Destruction
Dr Shashi Tharoor and RT’s Runjhun Sharma draw a sharp line between Trump’s tariffs today and the colonial tariffs Britain once imposed in India - tariffs that crushed India’s world-class textile industry. Before the British arrived, India produced nearly 27% of global textile exports. By 1947 that number had collapsed to just 2%. Dr Tharoor also brings up a British counter-argument: that India “missed the bus” of the Industrial Revolution. His answer is - India didn’t miss the bus, “you threw us under its wheels.” In fact, British cloth flooding the Indian market resulted in Indian nationalists urging people to boycott imported goods and support homegrown ones instead - known as Swadeshi movement.

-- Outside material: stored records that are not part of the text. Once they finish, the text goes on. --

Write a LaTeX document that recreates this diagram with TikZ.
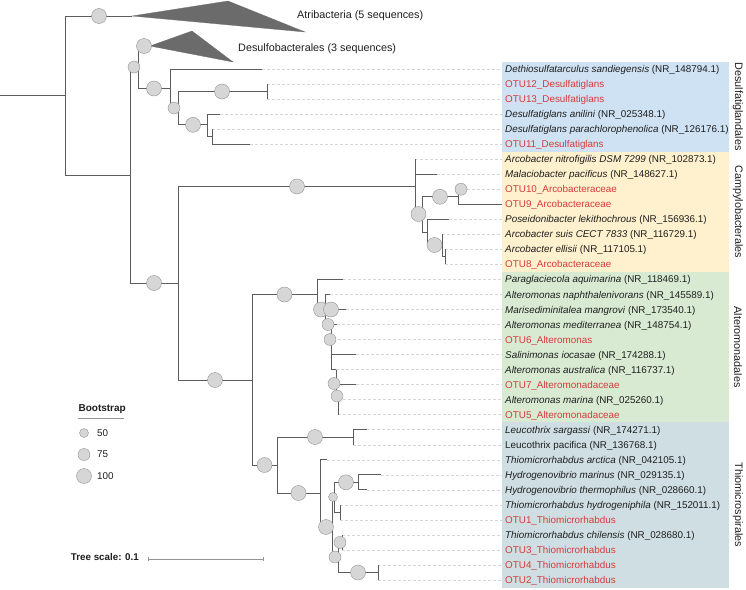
\documentclass[tikz,border=0pt]{standalone}
\usepackage{fontspec}
\setmainfont{Liberation Sans}
\definecolor{brc}{HTML}{5C5C5C}
\definecolor{leadc}{HTML}{D6D6D6}
\definecolor{bootf}{HTML}{D6D6D6}
\definecolor{bootd}{HTML}{939393}
\definecolor{tric}{HTML}{6B6B6B}
\definecolor{txt}{HTML}{1E1E1E}
\definecolor{otuc}{HTML}{D63A3A}
\definecolor{boxA}{RGB}{207,226,243}
\definecolor{boxB}{RGB}{255,241,206}
\definecolor{boxC}{RGB}{217,234,211}
\definecolor{boxD}{RGB}{207,222,227}
\newcommand\labfont{\fontsize{9.85}{11}\selectfont}
\newcommand\cladefont{\fontsize{10.8}{12}\selectfont}
\tikzset{
  br/.style={draw=brc, line width=0.9pt},
  lead/.style={draw=leadc, line width=0.6pt, dash pattern=on 2.5pt off 2.5pt},
  bootS/.style={circle, draw=bootd, fill=bootf, line width=0.4pt, minimum size=9pt, inner sep=0pt},
  bootM/.style={bootS, minimum size=12pt},
  bootL/.style={bootS, minimum size=15pt},
  lab/.style={anchor=base west, font=\labfont, text=txt, inner sep=0pt},
  otu/.style={lab, text=otuc},
  cladelab/.style={rotate=-90, font=\cladefont, text=txt, anchor=center, inner sep=0pt},
  colllab/.style={anchor=west, font=\cladefont, text=txt, inner sep=0pt},
  tri/.style={fill=tric, draw=tric, line width=0.3pt},
}
\begin{document}
\begin{tikzpicture}[x=1pt,y=-1pt]
\useasboundingbox (0,0) rectangle (746,589);
% background boxes
\fill[boxA] (502,61.5) rectangle (729,151.7);
\fill[boxB] (502,151.7) rectangle (729,271.9);
\fill[boxC] (502,271.9) rectangle (729,422.2);
\fill[boxD] (502,422.2) rectangle (729,587.5);
\coordinate (bx) at (502,0);
% internal nodes
\coordinate (R0) at (0,95.5);
\coordinate (A) at (65,95.5);
\coordinate (Atri) at (132,16);
\coordinate (B) at (130,175);
\coordinate (C) at (138,67);
\coordinate (Dsb) at (150,46);
\coordinate (E) at (170,88.5);
\coordinate (F) at (178,108);
\coordinate (G) at (267,91.5);
\coordinate (H) at (207,124.8);
\coordinate (I) at (212,136.6);
\coordinate (D) at (178,283);
\coordinate (K) at (415,186.5);
\coordinate (N) at (422,214);
\coordinate (M) at (458,196.8);
\coordinate (P) at (427,232);
\coordinate (Q) at (442,245);
\coordinate (R) at (445,256.9);
\coordinate (X) at (252,380);
\coordinate (S) at (317,294.5);
\coordinate (T) at (325,309.5);
\coordinate (T2) at (331,324.5);
\coordinate (T4) at (336,369.6);
\coordinate (T5) at (338,396);
\coordinate (Y) at (277,465);
\coordinate (Z) at (353,437);
\coordinate (W) at (320,493);
\coordinate (W1) at (332,527);
\coordinate (W2) at (334,497);
\coordinate (Hn) at (358,482.3);
\coordinate (H2) at (340,512.4);
\coordinate (W3) at (338,557);
\coordinate (W4) at (342,542.4);
\coordinate (W5) at (378,572.5);
% tips
\coordinate (p0) at (262,69);
\coordinate (p1) at (267,84);
\coordinate (p2) at (267,99.1);
\coordinate (p3) at (220,114.1);
\coordinate (p4) at (212,129.1);
\coordinate (p5) at (250,144.2);
\coordinate (p6) at (415,159.2);
\coordinate (p7) at (437,174.2);
\coordinate (p8) at (467,189.2);
\coordinate (p9) at (502,204.3);
\coordinate (p10) at (449,219.3);
\coordinate (p11) at (442,234.3);
\coordinate (p12) at (445,249.4);
\coordinate (p13) at (445,264.4);
\coordinate (p14) at (343,279.4);
\coordinate (p15) at (330,294.5);
\coordinate (p16) at (346,309.5);
\coordinate (p17) at (337,324.5);
\coordinate (p18) at (333,339.5);
\coordinate (p19) at (356,354.6);
\coordinate (p20) at (336,369.6);
\coordinate (p21) at (356,384.6);
\coordinate (p22) at (338,399.7);
\coordinate (p23) at (338,414.7);
\coordinate (p24) at (367,429.7);
\coordinate (p25) at (353,444.8);
\coordinate (p26) at (327,459.8);
\coordinate (p27) at (381,474.8);
\coordinate (p28) at (367,489.8);
\coordinate (p29) at (340,504.9);
\coordinate (p30) at (340,519.9);
\coordinate (p31) at (342,534.9);
\coordinate (p32) at (342,550);
\coordinate (p33) at (378,565);
\coordinate (p34) at (378,580);
% leaders
\foreach \i in {0,...,8,10,11,12,13,14,15,16,17,18,19,20,21,22,23,24,25,26,27,28,29,30,31,32,33,34}
  \draw[lead] (p\i) -- (p\i -| bx);
% collapsed clades
\fill[tri] (Atri) -- (228,1) -- (305,32) -- cycle;
\fill[tri] (Dsb) -- (192,31) -- (233,62) -- cycle;
% branches
\draw[br] (R0) -- (A);
\draw[br] (A) |- (Atri) (A) |- (B)
  (B) |- (C) (B) |- (D)
  (C) |- (Dsb) (C) |- (E)
  (E) |- (p0) (E) |- (F)
  (F) |- (G) (F) |- (H)
  (G) |- (p1) (G) |- (p2)
  (H) |- (p3) (H) |- (I)
  (I) |- (p4) (I) |- (p5)
  (D) |- (K) (D) |- (X)
  (K) |- (p6) (K) |- (p7) (K) |- (N)
  (N) |- (M) (N) |- (P)
  (M) |- (p8) (M) |- (p9)
  (P) |- (p10) (P) |- (Q)
  (Q) |- (p11) (Q) |- (R)
  (R) |- (p12) (R) |- (p13)
  (X) |- (S) (X) |- (Y)
  (S) |- (p14) (S) |- (T)
  (T) |- (p15) (T) |- (p16) (T) |- (T2)
  (T2) |- (p17) (T2) |- (p18) (T2) |- (p19) (T2) |- (T4)
  (T4) |- (p20) (T4) |- (p21) (T4) |- (T5)
  (T5) |- (p22) (T5) |- (p23)
  (Y) |- (Z) (Y) |- (W)
  (Z) |- (p24) (Z) |- (p25)
  (W) |- (p26) (W) |- (W1)
  (W1) |- (W2) (W1) |- (W3)
  (W2) |- (Hn) (W2) |- (H2)
  (Hn) |- (p27) (Hn) |- (p28)
  (H2) |- (p29) (H2) |- (p30)
  (W3) |- (W4) (W3) |- (W5)
  (W4) |- (p31) (W4) |- (p32)
  (W5) |- (p33) (W5) |- (p34);
% bootstrap circles
\node[bootL] (c1) at (99,16) {};
\node[bootL] (c2) at (144,46) {};
\node[bootM] (c3) at (134,67) {};
\node[bootL] (c4) at (154,88.5) {};
\node[bootM] (c5) at (174,108) {};
\node[bootL] (c6) at (222,91.5) {};
\node[bootL] (c7) at (193,124.8) {};
\node[bootL] (c8) at (154,283) {};
\node[bootL] (c9) at (297,186.5) {};
\node[bootL] (c10) at (215,380) {};
\node[bootL] (c11) at (418.5,214) {};
\node[bootL] (c12) at (440,196.8) {};
\node[bootM] (c13) at (461,189.2) {};
\node[bootL] (c14) at (434.5,245) {};
\node[bootL] (c15) at (284.5,294.5) {};
\node[bootL] (c16) at (321,309.5) {};
\node[bootL] (c17) at (331,309.5) {};
\node[bootM] (c18) at (328,324.5) {};
\node[bootM] (c19) at (330,339.5) {};
\node[bootM] (c20) at (334,383.5) {};
\node[bootM] (c21) at (337,396) {};
\node[bootL] (c22) at (264.5,465) {};
\node[bootL] (c23) at (315,437) {};
\node[bootL] (c24) at (298.5,493) {};
\node[bootL] (c25) at (346,482.3) {};
\node[bootS] (c26) at (333,497) {};
\node[bootL] (c27) at (326,527) {};
\node[bootM] (c28) at (340,542.4) {};
\node[bootM] (c29) at (335,557) {};
\node[bootL] (c30) at (358,572.5) {};
% collapsed labels
\node[colllab] (atl) at (297,16) {Atribacteria (5 sequences)};
\node[colllab] (dsl) at (238,49) {Desulfobacterales (3 sequences)};
% tip labels
\node[lab] (t0) at (505,72.5) {\textit{Dethiosulfatarculus sandiegensis} (NR\_148794.1)};
\node[otu] (t1) at (505,87.5) {OTU12\_Desulfatiglans};
\node[otu] (t2) at (505,102.6) {OTU13\_Desulfatiglans};
\node[lab] (t3) at (505,117.6) {\textit{Desulfatiglans anilini} (NR\_025348.1)};
\node[lab] (t4) at (505,132.6) {\textit{Desulfatiglans parachlorophenolica} (NR\_126176.1)};
\node[otu] (t5) at (505,147.7) {OTU11\_Desulfatiglans};
\node[lab] (t6) at (505,162.7) {\textit{Arcobacter nitrofigilis DSM 7299} (NR\_102873.1)};
\node[lab] (t7) at (505,177.7) {\textit{Malaciobacter pacificus} (NR\_148627.1)};
\node[otu] (t8) at (505,192.7) {OTU10\_Arcobacteraceae};
\node[otu] (t9) at (505,207.8) {OTU9\_Arcobacteraceae};
\node[lab] (t10) at (505,222.8) {\textit{Poseidonibacter lekithochrous} (NR\_156936.1)};
\node[lab] (t11) at (505,237.8) {\textit{Arcobacter suis CECT 7833} (NR\_116729.1)};
\node[lab] (t12) at (505,252.9) {\textit{Arcobacter ellisii} (NR\_117105.1)};
\node[otu] (t13) at (505,267.9) {OTU8\_Arcobacteraceae};
\node[lab] (t14) at (505,282.9) {\textit{Paraglaciecola aquimarina} (NR\_118469.1)};
\node[lab] (t15) at (505,298) {\textit{Alteromonas naphthalenivorans} (NR\_145589.1)};
\node[lab] (t16) at (505,313) {\textit{Marisediminitalea mangrovi} (NR\_173540.1)};
\node[lab] (t17) at (505,328) {\textit{Alteromonas mediterranea} (NR\_148754.1)};
\node[otu] (t18) at (505,343) {OTU6\_Alteromonas};
\node[lab] (t19) at (505,358.1) {\textit{Salinimonas iocasae} (NR\_174288.1)};
\node[lab] (t20) at (505,373.1) {\textit{Alteromonas australica} (NR\_116737.1)};
\node[otu] (t21) at (505,388.1) {OTU7\_Alteromonadaceae};
\node[lab] (t22) at (505,403.2) {\textit{Alteromonas marina} (NR\_025260.1)};
\node[otu] (t23) at (505,418.2) {OTU5\_Alteromonadaceae};
\node[lab] (t24) at (505,433.2) {\textit{Leucothrix sargassi} (NR\_174271.1)};
\node[lab] (t25) at (505,448.3) {Leucothrix pacifica (NR\_136768.1)};
\node[lab] (t26) at (505,463.3) {\textit{Thiomicrorhabdus arctica} (NR\_042105.1)};
\node[lab] (t27) at (505,478.3) {\textit{Hydrogenovibrio marinus} (NR\_029135.1)};
\node[lab] (t28) at (505,493.3) {\textit{Hydrogenovibrio thermophilus} (NR\_028660.1)};
\node[lab] (t29) at (505,508.4) {\textit{Thiomicrorhabdus hydrogeniphila} (NR\_152011.1)};
\node[otu] (t30) at (505,523.4) {OTU1\_Thiomicrorhabdus};
\node[lab] (t31) at (505,538.4) {\textit{Thiomicrorhabdus chilensis} (NR\_028680.1)};
\node[otu] (t32) at (505,553.5) {OTU3\_Thiomicrorhabdus};
\node[otu] (t33) at (505,568.5) {OTU4\_Thiomicrorhabdus};
\node[otu] (t34) at (505,583.5) {OTU2\_Thiomicrorhabdus};
% clade labels
\node[cladelab] (cl1) at (738,106.6) {Desulfatiglandales};
\node[cladelab] (cl2) at (738,211.8) {Campylobacterales};
\node[cladelab] (cl3) at (738,347) {Alteromonadales};
\node[cladelab] (cl4) at (738,504.9) {Thiomicrospirales};
% legend
\node[anchor=base east, font=\fontsize{10}{12}\selectfont\bfseries, text=txt, inner sep=0pt] (legt) at (126,411.5) {Bootstrap};
\draw[draw=bootd, line width=0.8pt] (78,418) -- (124,418);
\node[bootS] (lg1) at (84,433) {};
\node[bootM] (lg2) at (84,454.5) {};
\node[bootL] (lg3) at (84,476) {};
\node[lab, anchor=west] (lgt1) at (97,433) {50};
\node[lab, anchor=west] (lgt2) at (97,454.5) {75};
\node[lab, anchor=west] (lgt3) at (97,476) {100};
% scale bar
\node[anchor=base east, font=\fontsize{9.8}{12}\selectfont\bfseries, text=txt, inner sep=0pt] (sct) at (139,560.5) {Tree scale: 0.1};
\coordinate (sb1) at (148,559);
\coordinate (sb2) at (263,559);
\draw[draw=bootd, line width=0.8pt] (sb1) -- (sb2);
\draw[draw=bootd, line width=0.8pt] ([yshift=2pt]sb1) -- ([yshift=-2pt]sb1) ([yshift=2pt]sb2) -- ([yshift=-2pt]sb2);
\end{tikzpicture}
\end{document}
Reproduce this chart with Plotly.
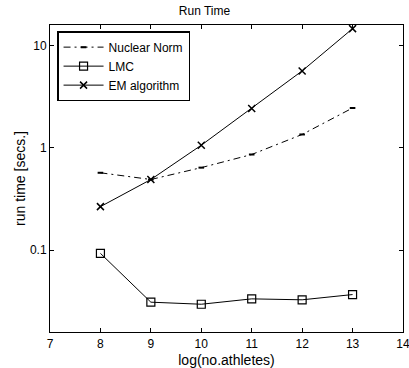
import plotly.graph_objects as go

x_vals = [8, 9, 10, 11, 12, 13]
nuclear_norm = [0.57, 0.49, 0.64, 0.86, 1.35, 2.45]
lmc = [0.093, 0.031, 0.0296, 0.0334, 0.0327, 0.0368]
em_algorithm = [0.266, 0.49, 1.06, 2.42, 5.64, 14.6]
x_ticks = [7, 8, 9, 10, 11, 12, 13, 14]
y_ticks = [0.1, 1, 10]
y_tick_labels = ["0.1", "1", "10"]

font_family = "Liberation Sans, Arial, sans-serif"

fig = go.Figure()
fig.add_trace(go.Scatter(
    x=x_vals, y=nuclear_norm, name="Nuclear Norm", mode="lines+markers",
    line=dict(color="black", width=1, dash="7px,4px,2px,4px"),
    marker=dict(symbol="line-ew-open", size=4, line=dict(color="black", width=2)),
))
fig.add_trace(go.Scatter(
    x=x_vals, y=lmc, name="LMC", mode="lines+markers",
    line=dict(color="black", width=1),
    marker=dict(symbol="square-open", size=8, color="black", line=dict(color="black", width=1.2)),
))
fig.add_trace(go.Scatter(
    x=x_vals, y=em_algorithm, name="EM algorithm", mode="lines+markers",
    line=dict(color="black", width=1),
    marker=dict(symbol="x-thin-open", size=7, line=dict(color="black", width=1.5)),
))

fig.update_layout(
    width=409, height=368,
    margin=dict(l=50, r=6, t=25, b=36),
    paper_bgcolor="white", plot_bgcolor="white",
    font=dict(family=font_family, size=12, color="black"),
    title=dict(text="Run Time", x=0.5, xanchor="center", y=0.971, yanchor="middle",
               font=dict(size=12)),
    showlegend=True,
    legend=dict(x=0.02, y=0.98, xanchor="left", yanchor="top",
                bgcolor="white", bordercolor="black", borderwidth=1.5,
                font=dict(size=12), tracegroupgap=0, itemwidth=40),
    xaxis=dict(range=[7, 14], tickvals=x_ticks, showgrid=False, zeroline=False,
               showline=True, linecolor="black", linewidth=1, mirror="ticks",
               ticks="inside", ticklen=4, tickcolor="black", ticklabelstandoff=1,
               automargin=False, ticklabeloverflow="allow",
               title=dict(text="log(no.athletes)", standoff=7)),
    yaxis=dict(type="log", range=[-1.8, 1.2], tickvals=y_ticks, ticktext=y_tick_labels,
               showgrid=False, zeroline=False, automargin=False,
               showline=True, linecolor="black", linewidth=1, mirror="ticks",
               ticks="inside", ticklen=4, tickcolor="black",
               title=dict(text="run time [secs.]", standoff=1)),
)

fig.write_html("out.html", config={"displayModeBar": False},
               post_script="document.body.style.margin='0';")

The hosts explored other areas where Britain dismissed or suppressed Indian knowledge, like Ayurveda. Traditional medicine was sidelined and treated as inferior, while only British medicine was recognized as real. They also touch upon the institution of newspapers and censorship, with Dr Tharoor recalling a curious example of the East India Company expelling British editors for being too critical and shutting down local-language papers that dared to question colonial rule. When it came to education, Britain invested almost nothing. By the time of Independence, only 16% of Indians could read. Dr Tharoor further argues there was a deliberate effort to keep Indian thought and creativity suppressed.